The increasing number of staphylococcal infections that don’t respond to antibiotic treatment are of particular concern.
In order to reach the germs inside the cells, the Swiss researchers have developed nanoparticles that use a different method of action compared with conventional antibiotics.
Unlike antibiotics, which have difficulty penetrating human cells, the smaller nanoparticles can easily penetrate the affected cells’ membranes to destroy the bacteria.
The team led by Inge Herrmann and Tino Matter used cerium oxide, which has antibacterial and anti-inflammatory properties in its nanoparticle form.
The nanoparticles were combined with bioglass, a bioactive ceramic material with regenerative properties. It has a wide range of medical uses, including bone and soft-tissue reconstruction.
The combination of cerium oxide and bioglass has already been used for wound adhesives. The properties of the nanoparticles effectively stopped bleeding, reduced inflammation and accelerated healing.
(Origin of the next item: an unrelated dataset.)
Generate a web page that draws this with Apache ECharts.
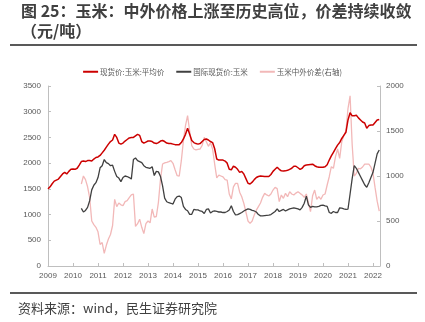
<!DOCTYPE html>
<html>
<head>
<meta charset="utf-8">
<script src="https://cdn.jsdelivr.net/npm/echarts@6/dist/echarts.min.js"></script>
<style>
  html, body { margin: 0; padding: 0; background: #fff; }
  #chart { width: 425px; height: 322px; }
</style>
</head>
<body>
<div id="chart"></div>
<script>
// 现货价:玉米:平均价 (元/吨), monthly from 2009-01
const spotStart = [2009, 1];
const spotPrice = [
  1500, 1540, 1600, 1650, 1670, 1690, 1740, 1790, 1820, 1790, 1840, 1880,
  1885, 1880, 1900, 1960, 2030, 2040, 2030, 2050, 2050, 2040, 2080, 2110,
  2120, 2150, 2200, 2250, 2310, 2370, 2420, 2450, 2560, 2500, 2390, 2370,
  2390, 2430, 2460, 2490, 2500, 2500, 2530, 2560, 2540, 2420, 2390, 2410,
  2430, 2430, 2420, 2390, 2380, 2400, 2430, 2440, 2420, 2390, 2380, 2380,
  2370, 2360, 2360, 2360, 2400, 2470, 2560, 2680, 2560, 2440, 2400, 2380,
  2370, 2380, 2420, 2460, 2470, 2450, 2420, 2400, 2280, 2080, 2060, 2060,
  2060, 2040, 2000, 1880, 1870, 1940, 1920, 1880, 1820, 1840, 1790, 1700,
  1610, 1595, 1630, 1680, 1720, 1740, 1750, 1745, 1740, 1740, 1740, 1780,
  1840, 1880, 1920, 1880, 1850, 1845, 1850, 1860, 1880, 1900, 1940, 1940,
  1910, 1880, 1900, 1950, 1965, 1970, 1975, 1980, 1950, 1930, 1920, 1920,
  1920, 1930, 1970, 2060, 2140, 2210, 2280, 2350, 2400, 2480, 2540, 2600,
  2840, 2980, 2920, 2920, 2930, 2880, 2840, 2800, 2780, 2680, 2730, 2740,
  2740, 2790, 2840, 2850
];

// 国际现货价:玉米 (元/吨), monthly from 2010-05
const intlStart = [2010, 5];
const intlPrice = [
  1120, 1050, 1080, 1140, 1270, 1480, 1570, 1620,
  1720, 1910, 1950, 2070, 2010, 1990, 1950, 1960, 1840, 1740, 1710, 1640,
  1720, 1750, 1740, 1720, 1690, 2070, 2100, 2050, 2030, 2010, 1950, 1920,
  1910, 1900, 1930, 1760, 1840, 1830, 1740, 1560, 1320, 1250, 1230, 1220,
  1205, 1300, 1350, 1360, 1330, 1160, 1100, 1075, 1005, 1005, 1100, 1090,
  1090, 1070, 1060, 1020, 1100, 1110, 1030, 1060, 1070, 1060, 1050, 1050,
  1040, 1040, 1060, 1090, 1170, 1060, 995, 1000, 1020, 1040, 1070, 1090,
  1110, 1100, 1080, 1070, 1050, 1000, 975, 975, 980, 985, 990, 1000,
  1030, 1060, 1110, 1060, 1080, 1100, 1070, 1090, 1110, 1120, 1130, 1120,
  1110, 1090, 1140, 1220, 1360, 1190, 1140, 1160, 1150, 1150, 1160, 1180,
  1185, 1170, 1160, 1040, 1024, 1060, 1040, 1040, 1130, 1125, 1110, 1100,
  1108, 1400, 1700, 1950, 1900, 1820, 1740, 1660, 1580, 1530, 1620, 1720,
  1822, 2000, 2180, 2255
];

// 玉米中外价差 (右轴), monthly from 2010-05
const gapStart = [2010, 5];
const priceGap = [
  911, 1000, 960, 880, 760, 500, 460, 430,
  380, 240, 260, 140, 230, 300, 350, 450, 740, 660, 700, 680,
  670, 715, 726, 760, 790, 800, 440, 470, 520, 430, 360, 470,
  500, 480, 633, 544, 550, 707, 966, 1133, 1145, 1152, 1160, 1170,
  1141, 1070, 1003, 1000, 1170, 1393, 1559, 1670, 1500, 1337, 1300, 1290,
  1295, 1300, 1340, 1430, 1380, 1330, 1370, 1300, 1133, 980, 1010, 1000,
  990, 960, 955, 800, 745, 880, 918, 918, 820, 770, 696, 600,
  500, 474, 500, 567, 620, 660, 700, 763, 807, 790, 778, 800,
  844, 874, 860, 715, 789, 752, 807, 770, 826, 800, 789, 810,
  826, 807, 790, 763, 800, 700, 604, 780, 844, 741, 770, 741,
  789, 800, 900, 992, 1104, 1085, 1215, 1300, 1196, 1380, 1450, 1500,
  1750, 1890, 1350, 1000, 1030, 1085, 1080, 1100, 1133, 1133, 1133, 1100,
  1030, 870, 720, 610
];

const seriesNames = ['现货价:玉米:平均价', '国际现货价:玉米', '玉米中外价差(右轴)'];
const leftTicks = { min: 0, max: 3500, interval: 500 };
const rightTicks = { min: 0, max: 2000, interval: 500 };
const yearRange = { min: 2009, max: 2022.28 };

// month index -> decimal year on the value axis
function toPoints(start, values) {
  return values.map((v, i) => [start[0] + (start[1] - 1 + i) / 12, v]);
}

const axisGray = '#bfbfbf';
const labelGray = '#595959';
const numFont = 'Liberation Sans, Arial, sans-serif';
const cjkFont = 'Noto Sans CJK SC, sans-serif';
const plainNumber = v => String(v);

const chart = echarts.init(document.getElementById('chart'), null, { renderer: 'canvas' });

chart.setOption({
  animation: false,
  backgroundColor: '#ffffff',
  title: {
    text: '图 25：玉米：中外价格上涨至历史高位，价差持续收敛\n（元/吨）',
    left: 16,
    top: -4,
    textStyle: {
      fontFamily: cjkFont,
      fontSize: 16,
      fontWeight: 'bold',
      color: '#404040',
      lineHeight: 20
    }
  },
  graphic: [
    { type: 'line', shape: { x1: 10, y1: 45, x2: 417, y2: 45 }, style: { stroke: '#595959', lineWidth: 2 } },
    { type: 'line', shape: { x1: 10, y1: 293, x2: 417, y2: 293 }, style: { stroke: '#595959', lineWidth: 2 } },
    {
      type: 'text', left: 18, top: 302,
      style: { text: '资料来源：wind，民生证券研究院', font: '13px ' + cjkFont, fill: '#404040' }
    }
  ],
  legend: {
    data: seriesNames,
    top: 63,
    left: 'center',
    icon: 'rect',
    itemWidth: 15,
    itemHeight: 2,
    itemGap: 12,
    textStyle: { fontFamily: cjkFont, fontSize: 7.5, color: labelGray, padding: [0, 0, 0, -3] }
  },
  grid: { left: 48, right: 45, top: 86, bottom: 56, containLabel: false },
  xAxis: {
    type: 'value',
    min: yearRange.min,
    max: yearRange.max,
    interval: 1,
    axisLine: { show: true, lineStyle: { color: axisGray, width: 1 } },
    axisTick: { show: true, inside: true, length: 3, lineStyle: { color: axisGray } },
    splitLine: { show: false },
    axisLabel: {
      color: labelGray, fontSize: 8, fontFamily: numFont, margin: 6,
      formatter: v => (Math.abs(v - Math.round(v)) < 1e-6 ? String(Math.round(v)) : '')
    }
  },
  yAxis: [
    {
      type: 'value',
      min: leftTicks.min, max: leftTicks.max, interval: leftTicks.interval,
      axisLine: { show: true, lineStyle: { color: axisGray } },
      axisTick: { show: true, inside: true, length: 3, lineStyle: { color: axisGray } },
      splitLine: { show: false },
      axisLabel: { color: labelGray, fontSize: 8, fontFamily: numFont, margin: 7, formatter: plainNumber }
    },
    {
      type: 'value',
      position: 'right',
      min: rightTicks.min, max: rightTicks.max, interval: rightTicks.interval,
      axisLine: { show: true, lineStyle: { color: axisGray } },
      axisTick: { show: true, inside: true, length: 3, lineStyle: { color: axisGray } },
      splitLine: { show: false },
      axisLabel: { color: labelGray, fontSize: 8, fontFamily: numFont, margin: 6, formatter: plainNumber }
    }
  ],
  series: [
    {
      name: seriesNames[0], type: 'line', yAxisIndex: 0, z: 4,
      data: toPoints(spotStart, spotPrice),
      showSymbol: false, symbol: 'none',
      lineStyle: { color: '#cc0000', width: 1.5 }, itemStyle: { color: '#cc0000' }
    },
    {
      name: seriesNames[1], type: 'line', yAxisIndex: 0, z: 3,
      data: toPoints(intlStart, intlPrice),
      showSymbol: false, symbol: 'none',
      lineStyle: { color: '#404040', width: 1.3 }, itemStyle: { color: '#404040' }
    },
    {
      name: seriesNames[2], type: 'line', yAxisIndex: 1, z: 2,
      data: toPoints(gapStart, priceGap),
      showSymbol: false, symbol: 'none',
      lineStyle: { color: '#f2b8b8', width: 1.3 }, itemStyle: { color: '#f2b8b8' }
    }
  ]
});
</script>
</body>
</html>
The novel particles also showed significantly higher effectiveness against bacteria, and the treatment seemed to be tolerated by human cells.
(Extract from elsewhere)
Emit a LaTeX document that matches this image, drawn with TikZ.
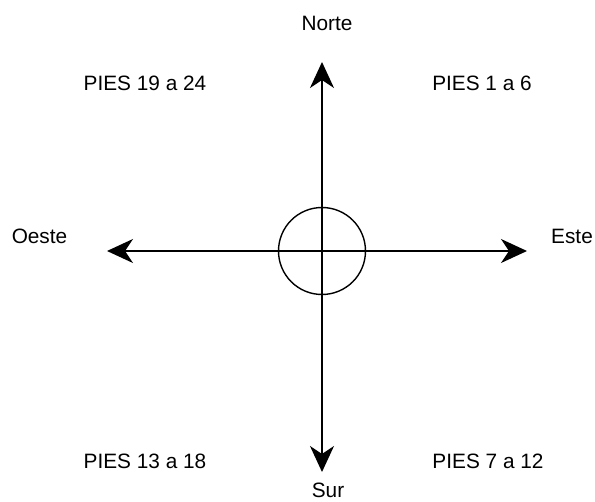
\documentclass[tikz,border=0pt]{standalone}
\usepackage{fontspec}
\setmainfont{Liberation Sans}
\usetikzlibrary{arrows.meta}

\begin{document}
\begin{tikzpicture}[x=1pt,y=-1pt,
    eje/.style={line width=1.6pt, {Stealth[length=26pt,width=24pt,inset=8pt]}-{Stealth[length=26pt,width=24pt,inset=8pt]}},
    rotulo/.style={font=\fontsize{20.8}{24}\selectfont, inner sep=0pt}]
    \useasboundingbox (0,0) rectangle (595,502);
    \node (centro) [draw, circle, line width=1.4pt, minimum size=87pt, inner sep=0pt] at (322,251) {};
    % puntas de los ejes
    \coordinate (n) at (322,62);
    \coordinate (s) at (322,472);
    \coordinate (o) at (107,251);
    \coordinate (e) at (527,251);
    \draw[eje] (n) -- (s);
    \draw[eje] (o) -- (e);
    % puntos cardinales
    \node (norte) [rotulo] at (327,23) {Norte};
    \node (sur) [rotulo] at (328,490) {Sur};
    \node (oeste) [rotulo] at (39.5,236) {Oeste};
    \node (este) [rotulo] at (572,236) {Este};
    % cuadrantes
    \node (q1) [rotulo] at (482,83.5) {PIES 1 a 6};
    \node (q2) [rotulo] at (488,461.5) {PIES 7 a 12};
    \node (q3) [rotulo] at (145,461.5) {PIES 13 a 18};
    \node (q4) [rotulo] at (145,83.5) {PIES 19 a 24};
\end{tikzpicture}
\end{document}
The researchers synthesized nanoparticle hybrids comprised of cerium oxide and bioglass, and were able to show interactions between the nanoparticles, human cells and germs using electron microscopy and several other methods.
The experiment showed bacteria inside infected cells that were treated with these nanoparticles began to dissolve. When researchers blocked the cells’ uptake of hybrid particles, there was no antibacterial effect.
Though it’s known that some metals have antimicrobial properties, scientists don’t yet understand exactly why the nanoparticles work. They assume the nanoparticles affect the cell membrane of the bacteria, creating reactive oxygen species that lead to their destruction. Since the membrane of human cells is structurally different, they are not affected.
The Swiss researchers have patented the new technology, and the next step is to further perfect the structure and composition of the nanoparticles.
The study was published in the journal Nanoscale in the “Emerging Investigator Collection 2021.”